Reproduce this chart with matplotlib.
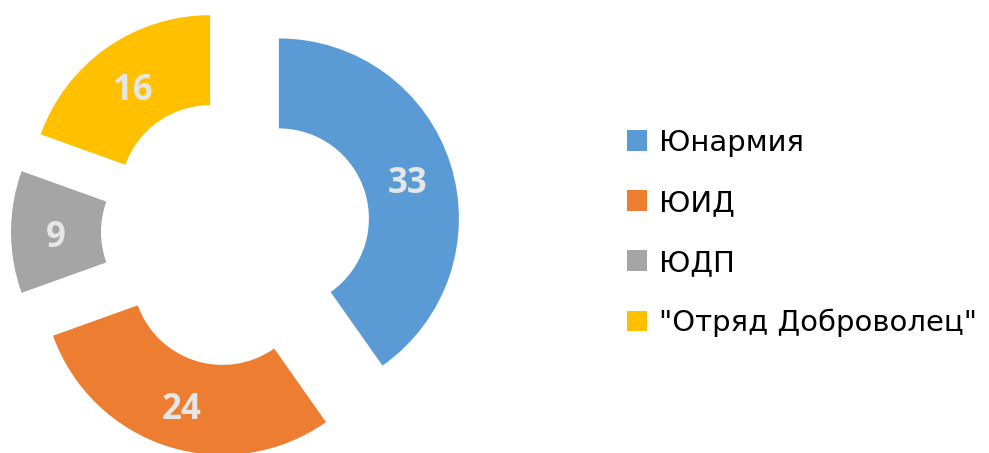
import matplotlib
matplotlib.use("Agg")
import matplotlib.pyplot as plt
from matplotlib.patches import Patch

labels = ['Юнармия', 'ЮИД', 'ЮДП', '"Отряд Доброволец"']
values = [33, 24, 9, 16]
colors = ['#5B9BD5', '#ED7D31', '#A5A5A5', '#FFC000']

plt.rcParams['font.family'] = ['Open Sans', 'DejaVu Sans']

W, H = 989, 453
fig = plt.figure(figsize=(W / 100, H / 100), dpi=100)
ax = fig.add_axes([0, 0, 1, 1])

total = sum(values)
wedges, texts, autotexts = ax.pie(
    values, colors=colors, startangle=90, counterclock=False,
    center=(236, H - 232), radius=180, explode=[45] * len(values),
    wedgeprops=dict(width=90, linewidth=0),
    autopct=lambda p: f'{p * total / 100:.0f}', pctdistance=0.75,
    textprops=dict(color='#E7E6E6', fontsize=25, fontweight='bold'))

# open sans sits a bit high, push numbers down
for t in autotexts:
    x, y = t.get_position()
    t.set_position((x, y - 6))

ax.set_xlim(0, W)
ax.set_ylim(0, H)
ax.set_aspect('equal')
ax.axis('off')

handles = [Patch(facecolor=c, edgecolor='none') for c in colors]
fig.legend(handles, labels, loc='center left', bbox_to_anchor=(612 / W, 1 - 233 / H),
           frameon=False, prop=dict(family='DejaVu Sans', size=21),
           handlelength=0.7, handleheight=0.7,
           handletextpad=0.42, labelspacing=1.1, borderpad=0)

fig.savefig('out.png', dpi=100)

### Problem statement
Reproduce the data above word for word from its first line through the line that holds "ax = fig.add_axes([0, 0, 1, 1])", both ends included; skip pictures.

### Solution for this task
Reproduce this chart with matplotlib.
import matplotlib
matplotlib.use("Agg")
import matplotlib.pyplot as plt
from matplotlib.patches import Patch

labels = ['Юнармия', 'ЮИД', 'ЮДП', '"Отряд Доброволец"']
values = [33, 24, 9, 16]
colors = ['#5B9BD5', '#ED7D31', '#A5A5A5', '#FFC000']

plt.rcParams['font.family'] = ['Open Sans', 'DejaVu Sans']

W, H = 989, 453
fig = plt.figure(figsize=(W / 100, H / 100), dpi=100)
ax = fig.add_axes([0, 0, 1, 1])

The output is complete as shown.